Interstellar plays with cool sci-fi concepts and alien planet landscapes, which are barren and uniform yet totally awesome and engrossing with their environment designs. Overall, it's a fantastic cinematic experience that's worthwhile.

5. Insomnia (2002)

Insomnia is an adaptation of a 1997 Norwegian movie of the same name. It's a fairly typical thriller that manages to rise above its mold in the deft hands of Christopher Nolan.

In it, Al Pacino plays Will Dormer, a detective beset by insomnia while trying to catch a killer in Alaska during a time of year when the sun doesn't set.

As with most of his movies, Insomnia looks great. The Alaskan wilderness is a perfect playground for Nolan's visual talents.

Nolan does a great job portraying the disorienting effects of prolonged sleeplessness. The whole movie has a surreal, dreamy look that really impresses upon you how confused and off-kilter the detective's perception of the world becomes.

If you're looking for a straight-forward thriller that delivers more than the usual fare, then Insomnia is definitely worth your time.

4. Batman Begins (2005)

By now, everyone seems kind of sick of the endless rehashing of Batman's origin story. Batman Begins is the best version in any of the live-action films though.

Batman's quest to develop the skills necessary to become the caped crusader are the coolest parts of this movie.

First he's in prison scrapping with convicts for practice. Then he's off to the secluded mountain monastery, where he is trained by a diabolical secret society before blowing the place up. Then it's back to Gotham where he puts his new skills to use.

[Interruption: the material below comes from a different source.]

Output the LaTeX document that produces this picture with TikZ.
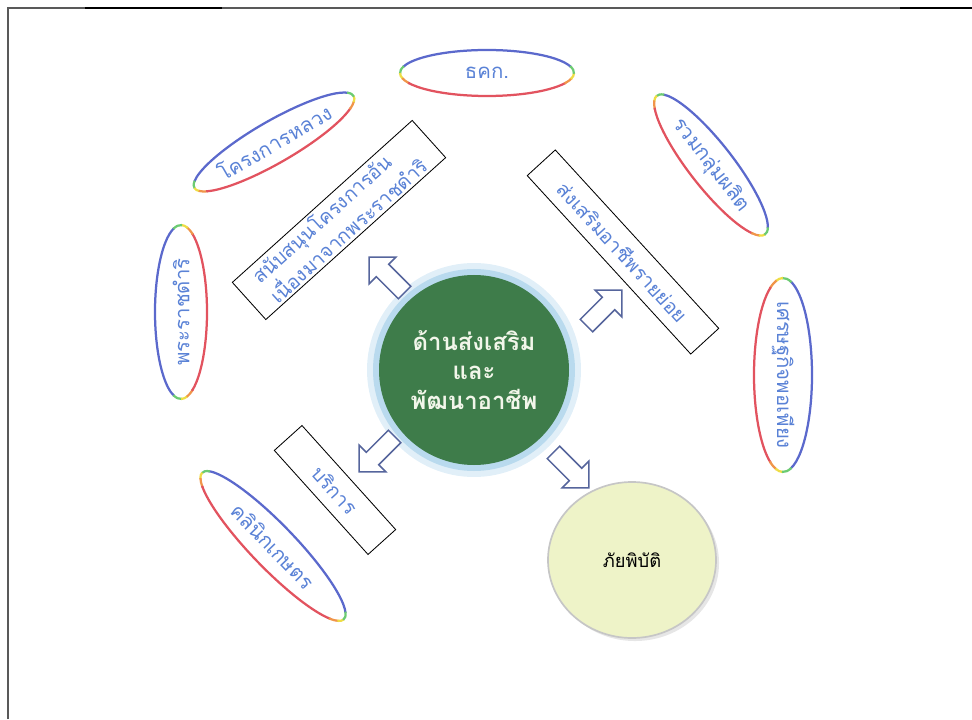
\documentclass[tikz,border=0pt]{standalone}
\usepackage{fontspec}
\newfontfamily\thaifont[Script=Thai]{Loma}
\usetikzlibrary{shapes.geometric, shapes.arrows, shadows}

\definecolor{hubgreen}{HTML}{3E7C4A}
\definecolor{hubtext}{HTML}{F2F6EA}
\definecolor{glowblue}{HTML}{B9DAEE}
\definecolor{glowpale}{HTML}{E1EFF8}
\definecolor{labelblue}{HTML}{5A82D6}
\definecolor{arrowedge}{HTML}{56659C}
\definecolor{ringblue}{HTML}{5B69CC}
\definecolor{ringgreen}{HTML}{6CCB72}
\definecolor{ringyellow}{HTML}{EEDD45}
\definecolor{ringorange}{HTML}{F0954A}
\definecolor{ringred}{HTML}{E2535F}
\definecolor{disasterfill}{HTML}{EEF3C8}

\tikzset{
  ringtext/.style={font=\thaifont\fontsize{14.5}{16}\selectfont, text=labelblue, inner sep=1pt},
  ringline/.style={line width=1.6pt},
  boxtext/.style={draw, line width=0.6pt, fill=white, text=labelblue, inner sep=0pt,
    font=\thaifont\fontsize{14}{16}\selectfont},
  outarrow/.style={single arrow, draw=arrowedge, line width=1.1pt, fill=white,
    inner xsep=0pt, inner ysep=0.2cm, minimum width=0.9cm, minimum height=1.25cm,
    single arrow head extend=0.25cm},
  hub/.style={circle, fill=hubgreen, text=hubtext, minimum size=4.75cm, align=center,
    font=\thaifont\bfseries\fontsize{17}{21}\selectfont},
}

% anneau multicolore autour d'un noeud : centre, angle, rayon x, rayon y
\newcommand{\ringround}[4]{%
  \begin{scope}[shift={#1}, rotate=#2]
    \foreach \ta/\tb/\col in {15/165/ringblue, 163/182/ringgreen, 180/195/ringyellow,
        193/207/ringorange, 205/335/ringred, 333/347/ringorange, 345/360/ringyellow,
        358/377/ringgreen}
      \draw[ringline, \col] (\ta:#3 and #4) arc[start angle=\ta, end angle=\tb, x radius=#3, y radius=#4];
  \end{scope}}

\begin{document}
\begin{tikzpicture}[x=0.25cm, y=0.25cm]
  \useasboundingbox (0,0) rectangle (97.2,71.9);

  % cadre
  \draw[gray!70!black, line width=0.8pt] (0.8,0) -- (0.8,71.1) -- (97.2,71.1);
  \draw[line width=1.8pt] (8.5,71.1) -- (22.2,71.1);
  \draw[line width=1.8pt] (90,71.1) -- (97.2,71.1);

  % centre
  \node[circle, fill=glowpale, minimum size=5.35cm] (halo) at (47.4,34.9) {};
  \node[circle, fill=glowblue, minimum size=5.05cm] (halo2) at (halo) {};
  \node[hub] (core) at (halo) {ด้านส่งเสริม\\และ\\พัฒนาอาชีพ};

  % fleches
  \node[outarrow, rotate=135] (upleft) at (39.0,44.1) {};
  \node[outarrow, rotate=45] (upright) at (60.1,40.8) {};
  \node[outarrow, rotate=-135] (downleft) at (38.0,26.8) {};
  \node[outarrow, rotate=-45] (downright) at (56.8,25.2) {};

  % cadres de texte
  \node[boxtext, rotate=42, minimum width=6.05cm, minimum height=1.25cm, align=left]
    (boxroyal) at (33.9,49.9) {สนับสนุนโครงการอัน\\เนื่องมาจากพระราชดำริ};
  \node[boxtext, rotate=-47.5, minimum width=6.05cm, minimum height=0.95cm]
    (boxcareer) at (62.3,46.7) {ส่งเสริมอาชีพรายย่อย};
  \node[boxtext, rotate=-48, minimum width=3.5cm, minimum height=0.93cm]
    (boxservice) at (33.5,22.9) {บริการ};

  % ellipses
  \node[ringtext] (bank) at (48.7,64.6) {ธคก.};
  \ringround{(bank.center)}{0}{8.7}{2.3}
  \node[ringtext, rotate=30] (royal) at (27.4,57.7) {โครงการหลวง};
  \ringround{(royal.center)}{30}{9.2}{2.1}
  \node[ringtext, rotate=-52] (group) at (71.1,55.4) {รวมกลุ่มผลิต};
  \ringround{(group.center)}{-52}{8.8}{2.2}
  \node[ringtext, rotate=-90] (suff) at (78.3,34.4) {เศรษฐกิจพอเพียง};
  \ringround{(suff.center)}{-90}{9.7}{2.9}
  \node[ringtext, rotate=90] (royalidea) at (18.1,40.7) {พระราชดำริ};
  \ringround{(royalidea.center)}{90}{8.7}{2.6}
  \node[ringtext, rotate=-46] (clinic) at (27.3,17.3) {คลินิกเกษตร};
  \ringround{(clinic.center)}{-46}{10.2}{2.2}

  % cercle jaune
  \node[ellipse, fill=disasterfill, draw=gray!45, line width=1.2pt, minimum width=4.2cm,
    minimum height=3.9cm, drop shadow={opacity=0.2},
    font=\thaifont\fontsize{13}{15}\selectfont] (disaster) at (63.2,15.9) {ภัยพิบัติ};
\end{tikzpicture}
\end{document}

While the movie loses some momentum by the end, it keeps up the pace enough to qualify as one of the best Batman movies.

3. The Prestige (2006)

The Prestige is one of those rare movies that's absolutely better on the second watch.

After you know the ending—"the trick to the illusion"—it almost becomes a different movie altogether. The performances (especially Christian Bale's) take on a whole new dimension.

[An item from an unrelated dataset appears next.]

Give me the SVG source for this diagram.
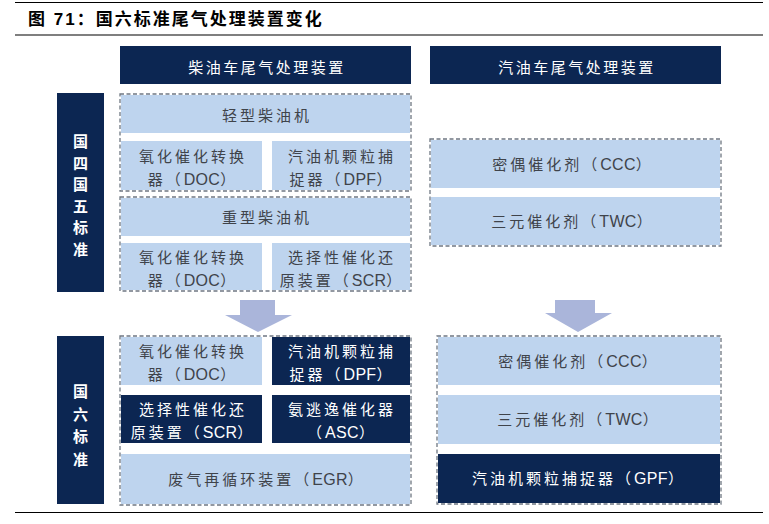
<svg xmlns="http://www.w3.org/2000/svg" width="769" height="524" viewBox="0 0 769 524">
<style>
.navy{fill:#0C2652}
.light{fill:#BED4EE}
.grp{fill:none;stroke:#6F7782;stroke-width:1.3;stroke-dasharray:4 2.5}
.arrow{fill:#AAB5DA}
text{font-family:"Liberation Sans","Noto Sans CJK SC",sans-serif}
.t{font-size:15px;fill:#3F434A;text-anchor:middle;letter-spacing:3px}
.w{font-size:15px;fill:#FFFFFF;text-anchor:middle;letter-spacing:3px}
.h{font-size:15px;fill:#FFFFFF;text-anchor:middle;letter-spacing:2.5px}
.v{font-size:15px;fill:#FFFFFF;text-anchor:middle;font-weight:bold}
.l{font-size:16px;letter-spacing:0.3px}
.title{font-size:17px;font-weight:bold;fill:#000000;letter-spacing:2px}
.rule{stroke:#000000;stroke-width:1.2}
</style>
<rect width="769" height="524" fill="#FFFFFF"/>
<g id="frame">
<line class="rule" x1="15" y1="2.5" x2="763" y2="2.5"/>
<line class="rule" x1="15" y1="35" x2="763" y2="35"/>
<line class="rule" x1="15" y1="512.5" x2="763" y2="512.5"/>
<text class="title" x="28" y="25">图 71：国六标准尾气处理装置变化</text>
</g>
<g id="header-diesel">
<rect class="navy" x="120" y="46" width="291" height="38"/>
<text class="h" x="267" y="73">柴油车尾气处理装置</text>
</g>
<g id="header-gasoline">
<rect class="navy" x="430" y="46" width="291" height="38"/>
<text class="h" x="577" y="73">汽油车尾气处理装置</text>
</g>
<g id="label-guo45">
<rect class="navy" x="57" y="93" width="47" height="199"/>
<text class="v" x="80.5" y="147">国<tspan x="80.5" dy="21.5">四</tspan><tspan x="80.5" dy="21.5">国</tspan><tspan x="80.5" dy="21.5">五</tspan><tspan x="80.5" dy="21.5">标</tspan><tspan x="80.5" dy="21.5">准</tspan></text>
</g>
<g id="label-guo6">
<rect class="navy" x="57" y="336" width="47" height="168"/>
<text class="v" x="80.5" y="397">国<tspan x="80.5" dy="22.5">六</tspan><tspan x="80.5" dy="22.5">标</tspan><tspan x="80.5" dy="22.5">准</tspan></text>
</g>
<g id="light-diesel">
<rect class="light" x="121" y="95" width="289" height="38"/>
<text class="t" x="267" y="121">轻型柴油机</text>
<rect class="light" x="121" y="141" width="141" height="49"/>
<text class="t" x="193" y="162">氧化催化转换</text>
<text class="t" x="193" y="185">器（<tspan class="l">DOC</tspan>）</text>
<rect class="light" x="272" y="141" width="138" height="49"/>
<text class="t" x="342" y="162">汽油机颗粒捕</text>
<text class="t" x="342" y="185">捉器（<tspan class="l">DPF</tspan>）</text>
<rect class="grp" x="120" y="94" width="291" height="97"/>
</g>
<g id="heavy-diesel">
<rect class="light" x="121" y="198" width="289" height="38"/>
<text class="t" x="267" y="223">重型柴油机</text>
<rect class="light" x="121" y="243" width="141" height="47"/>
<text class="t" x="193" y="263">氧化催化转换</text>
<text class="t" x="193" y="286">器（<tspan class="l">DOC</tspan>）</text>
<rect class="light" x="272" y="243" width="138" height="47"/>
<text class="t" x="342" y="263">选择性催化还</text>
<text class="t" x="342" y="286">原装置（<tspan class="l">SCR</tspan>）</text>
<rect class="grp" x="120" y="197" width="291" height="94"/>
</g>
<g id="guo6-diesel">
<rect class="light" x="121" y="337" width="141" height="48"/>
<text class="t" x="193" y="357">氧化催化转换</text>
<text class="t" x="193" y="380">器（<tspan class="l">DOC</tspan>）</text>
<rect class="navy" x="272" y="337" width="138" height="48"/>
<text class="w" x="342" y="357">汽油机颗粒捕</text>
<text class="w" x="342" y="380">捉器（<tspan class="l">DPF</tspan>）</text>
<rect class="navy" x="121" y="395" width="141" height="48"/>
<text class="w" x="193" y="415">选择性催化还</text>
<text class="w" x="193" y="438">原装置（<tspan class="l">SCR</tspan>）</text>
<rect class="navy" x="272" y="395" width="138" height="48"/>
<text class="w" x="342" y="415">氨逃逸催化器</text>
<text class="w" x="342" y="438">（<tspan class="l">ASC</tspan>）</text>
<rect class="light" x="121" y="454" width="289" height="50"/>
<text class="t" x="267" y="485">废气再循环装置（<tspan class="l">EGR</tspan>）</text>
<rect class="grp" x="120" y="336" width="291" height="169"/>
</g>
<g id="guo45-gasoline">
<rect class="light" x="431" y="140" width="289" height="48"/>
<text class="t" x="573" y="170">密偶催化剂（<tspan class="l">CCC</tspan>）</text>
<rect class="light" x="431" y="197" width="289" height="48"/>
<text class="t" x="573" y="227">三元催化剂（<tspan class="l">TWC</tspan>）</text>
<rect class="grp" x="430" y="139" width="291" height="107"/>
</g>
<g id="guo6-gasoline">
<rect class="light" x="438" y="337" width="282" height="48"/>
<text class="t" x="579" y="367">密偶催化剂（<tspan class="l">CCC</tspan>）</text>
<rect class="light" x="438" y="395" width="282" height="49"/>
<text class="t" x="579" y="425">三元催化剂（<tspan class="l">TWC</tspan>）</text>
<rect class="navy" x="438" y="454" width="282" height="49"/>
<text class="w" x="579" y="484">汽油机颗粒捕捉器（<tspan class="l">GPF</tspan>）</text>
<rect class="grp" x="437" y="336" width="284" height="168"/>
</g>
<g id="connectors">
<polygon class="arrow" points="240,300 275,300 275,315 292,315 258,332 225,315 240,315"/>
<polygon class="arrow" points="555,300 595,300 595,313 612,313 578,332 545,313 555,313"/>
</g>
</svg>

There are small things that you wouldn't notice the first time around that become hugely significant once you're no longer misdirected by Christopher Nolan's sleight-of-hand.

With The Prestige, Christopher Nolan is the magician and the movie is the trick. And like with most tricks, once you realize what's going on, you'll notice all of the clues that were right in front of your eyes the whole time.

2. The Dark Knight (2008)

The themes explored in The Dark Knight could have been conveyed more subtlety, but overall this movie is awesome. And since when have comic books been subtle, anyway?

Like it or not, The Dark Knight revolutionized the superhero movie genre. Heath Ledger set a new bar for villainy and Christopher Nolan made a convincing argument that these types of movies should be taken seriously.

1. Dunkirk (2017)

Dunkirk is a beautifully shot movie about the desperate evacuation of British, Belgian, and French troops from the beaches and harbor of Dunkirk in the North of France. Winston Churchill referred to the event as a "colossal military disaster."

Keeping in line with Churchill's description, Dunkirk the film is basically a disaster movie. It drops you right in the middle of frantic terror with no outside historical or political context. What you experience is the event itself in a vacuum.

It's chaos without a cause and impending doom without a face, which might be the best way to depict the viewpoint of someone caught in this mess. (I wouldn't know. I've personally never experienced anything like this in my life!)

With its stunning cinematography and glorious sound production, Dunkirk is one of the most accurate glimpses into this level of calamity that audiences have ever gotten.